I can’t figure out what goes wrong. Can anyone help me out?

The schema:

    {
      "class": "Bp2_scrapedPageChunks_v10",
      "invertedIndexConfig": {
        "bm25": {
          "b": 0.75,
          "k1": 1.2
        },
        "cleanupIntervalSeconds": 60,
        "stopwords": {
          "additions": null,
          "preset": "en",
          "removals": null
        }
      },
      "moduleConfig": {
        "text2vec-contextionary": {
          "vectorizeClassName": false
        },
        "text2vec-huggingface": {
          "model": "sentence-transformers/paraphrase-multilingual-mpnet-base-v2",
          "options": {
            "useCache": true,
            "useGPU": false,
            "waitForModel": true
          },
          "vectorizeClassName": false
        }
      },
      "properties": [
        {
          "dataType": [
            "text"
          ],
          "indexFilterable": true,
          "indexSearchable": true,
          "moduleConfig": {
            "text2vec-contextionary": {
              "vectorizePropertyName": false
            },
            "text2vec-huggingface": {
              "skip": false,
              "vectorizePropertyName": false
            }
          },
          "name": "content",
          "tokenization": "word"
        }
      ],
      "replicationConfig": {
        "factor": 1
      },
      "shardingConfig": {
        "virtualPerPhysical": 128,
        "desiredCount": 1,
        "actualCount": 1,
        "desiredVirtualCount": 128,
        "actualVirtualCount": 128,
        "key": "_id",
        "strategy": "hash",
        "function": "murmur3"
      },
      "vectorIndexConfig": {
        "skip": false,
        "cleanupIntervalSeconds": 300,
        "maxConnections": 64,
        "efConstruction": 128,
        "ef": -1,
        "dynamicEfMin": 100,
        "dynamicEfMax": 500,
        "dynamicEfFactor": 8,
        "vectorCacheMaxObjects": 1000000000000,
        "flatSearchCutoff": 40000,
        "distance": "cosine",
        "pq": {
          "enabled": false,
          "bitCompression": false,
          "segments": 0,
          "centroids": 256,
          "encoder": {
            "type": "kmeans",
            "distribution": "log-normal"
          }
        }
      },
      "vectorIndexType": "hnsw",
      "vectorizer": "text2vec-huggingface"
    }

Hi @joris - welcome!

That looks to me like it might be a problem with the HF inference API, but not sure what is exactly going on there.

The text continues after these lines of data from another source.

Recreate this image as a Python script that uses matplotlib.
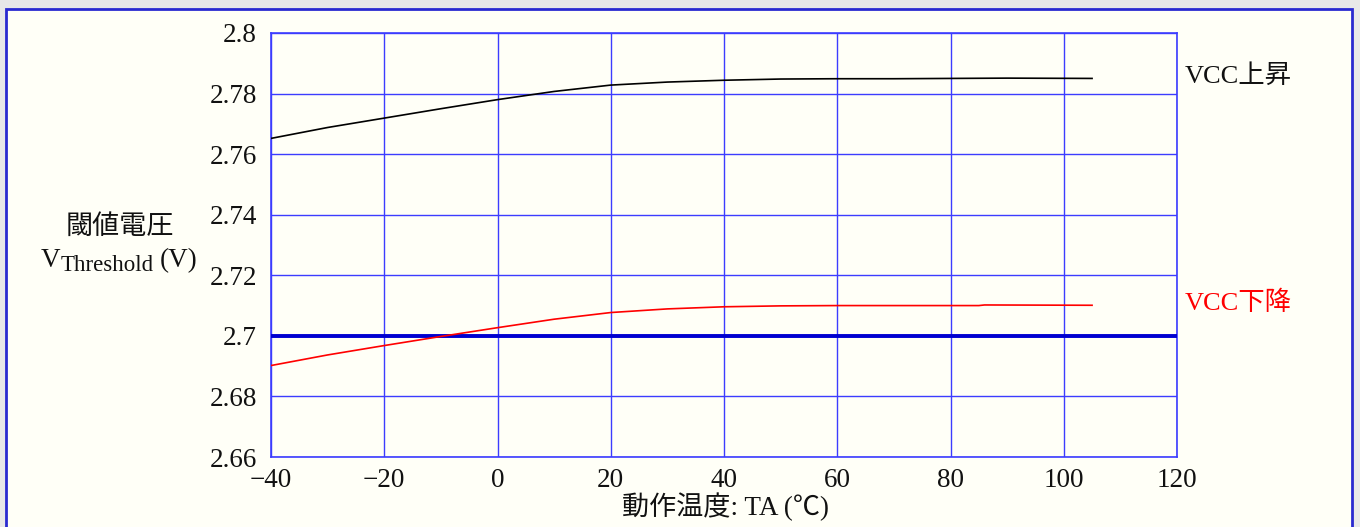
import matplotlib
matplotlib.use("Agg")
import matplotlib.pyplot as plt
from matplotlib.patches import Rectangle

# Data
temp_up = [-40, -30, -20, -10, 0, 10, 20, 30, 40, 50, 60, 70, 80, 90, 105]
vcc_up = [2.7652, 2.7688, 2.7719, 2.7750, 2.7780, 2.7807, 2.7828, 2.7838, 2.7844, 2.7848, 2.7849, 2.7849, 2.7850, 2.7851, 2.7850]
temp_down = [-40, -30, -20, -10, 0, 10, 20, 30, 40, 50, 60, 70, 80, 85, 86, 105]
vcc_down = [2.6902, 2.6937, 2.6968, 2.6998, 2.7027, 2.7055, 2.7077, 2.7089, 2.7096, 2.7099, 2.7100, 2.7100, 2.7100, 2.7100, 2.7102, 2.7101]
threshold = 2.70
xticks = [-40, -20, 0, 20, 40, 60, 80, 100, 120]
yticks = [2.66, 2.68, 2.70, 2.72, 2.74, 2.76, 2.78, 2.80]
ytick_labels = ["2.66", "2.68", "2.7", "2.72", "2.74", "2.76", "2.78", "2.8"]
xtick_labels = ["\u221240", "\u221220", "0", "20", "40", "60", "80", "100", "120"]

serif = ["Liberation Serif", "Noto Sans CJK JP", "DejaVu Serif"]
plt.rcParams["font.family"] = serif

W, H = 1360, 527
fig = plt.figure(figsize=(W / 100, H / 100), dpi=100)
fig.patch.set_facecolor("#e8e8e8")

# cream panel with blue frame
panel = Rectangle((6 / W, -0.01), (1352 - 6) / W, (H - 9) / H + 0.01,
                  transform=fig.transFigure, facecolor="#fffff7",
                  edgecolor="#2a2ad0", linewidth=2, zorder=-10)
fig.patches.append(panel)

ax = fig.add_axes([271 / W, 1 - 457 / H, (1177 - 271) / W, (457 - 33) / H])
ax.set_zorder(1)
ax.set_facecolor("#fffff7")
ax.set_xlim(-40, 120)
ax.set_ylim(2.66, 2.80)

ax.set_xticks(xticks)
ax.set_xticklabels(xtick_labels)
ax.set_yticks(yticks)
ax.set_yticklabels(ytick_labels)
ax.tick_params(axis="both", length=0, labelsize=19.5, colors="#111111")
ax.tick_params(axis="y", pad=10)
ax.tick_params(axis="x", pad=8)
for lab in ax.get_xticklabels() + ax.get_yticklabels():
    lab.set_family(serif)

ax.grid(True, color="#3c3cff", linewidth=1.0)
ax.set_axisbelow(True)
for sp in ax.spines.values():
    sp.set_color("#3c3cff")
    sp.set_linewidth(1.2)

ax.axhline(threshold, color="#0000d0", linewidth=2.8, zorder=3)
ax.plot(temp_up, vcc_up, color="black", linewidth=1.2, zorder=4)
ax.plot(temp_down, vcc_down, color="#ff0000", linewidth=1.2, zorder=4)

fig.text(1185 / W, 1 - 76 / H, "VCC上昇", color="#111111", fontsize=19,
         ha="left", va="center", family=serif)
fig.text(1185 / W, 1 - 303 / H, "VCC下降", color="#ff0000", fontsize=19,
         ha="left", va="center", family=serif)

fig.text(120 / W, 1 - 227 / H, "閾値電圧", fontsize=19.5, ha="center", va="center",
         color="#111111", family=serif)
fig.text(41 / W, 1 - 267 / H, "V", fontsize=19.5, ha="left", va="baseline",
         color="#111111", family=serif)
fig.text(61 / W, 1 - 271 / H, "Threshold", fontsize=16.5, ha="left",
         va="baseline", color="#111111", family=serif)
fig.text(197 / W, 1 - 267 / H, "(V)", fontsize=19.5, ha="right", va="baseline",
         color="#111111", family=serif)

fig.text(725 / W, 1 - 507 / H, "動作温度: TA (℃)", fontsize=19.5, ha="center",
         va="center", color="#111111", family=serif)

fig.savefig("out.png", dpi=100, facecolor=fig.get_facecolor())
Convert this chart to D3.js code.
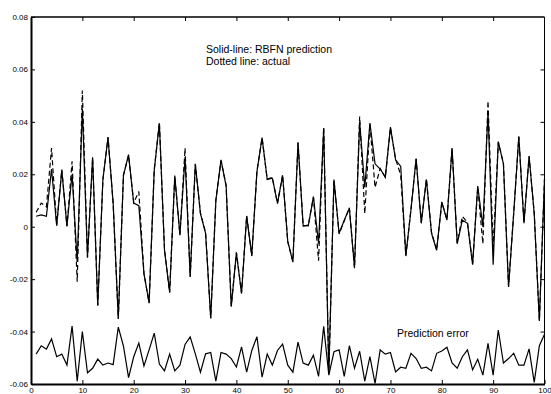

Have you tried other models by the way?

And @antas-marcin - have you seen this before?

Hi @jphwang ,

Same error for sentence-transformers/paraphrase-multilingual-MiniLM-L12-v2

explorer: get class: vectorize params: vectorize params: vectorize params: vectorize keywords: remote client vectorize: failed with status: 400 error: [Errno 2] No such file or directory: ‘/data/sentence-transformers_paraphrase-multilingual-MiniLM-L12-v2/sentence_xlnet_config.json’

But, intfloat/multilingual-e5-base seems to work just fine! Thanks for your suggestion

1 Like

Hello @joris!

this error comes from HugggingFace API. I get the same error when I query HuggingFace API directly for embeddings:

{
    "error": "[Errno 2] No such file or directory: '/data/sentence-transformers_paraphrase-multilingual-mpnet-base-v2/sentence_xlnet_config.json'"
}

I think that you should switch the model or if you want to use this particular model then you would have to contact HuggingFace so that they would fix this.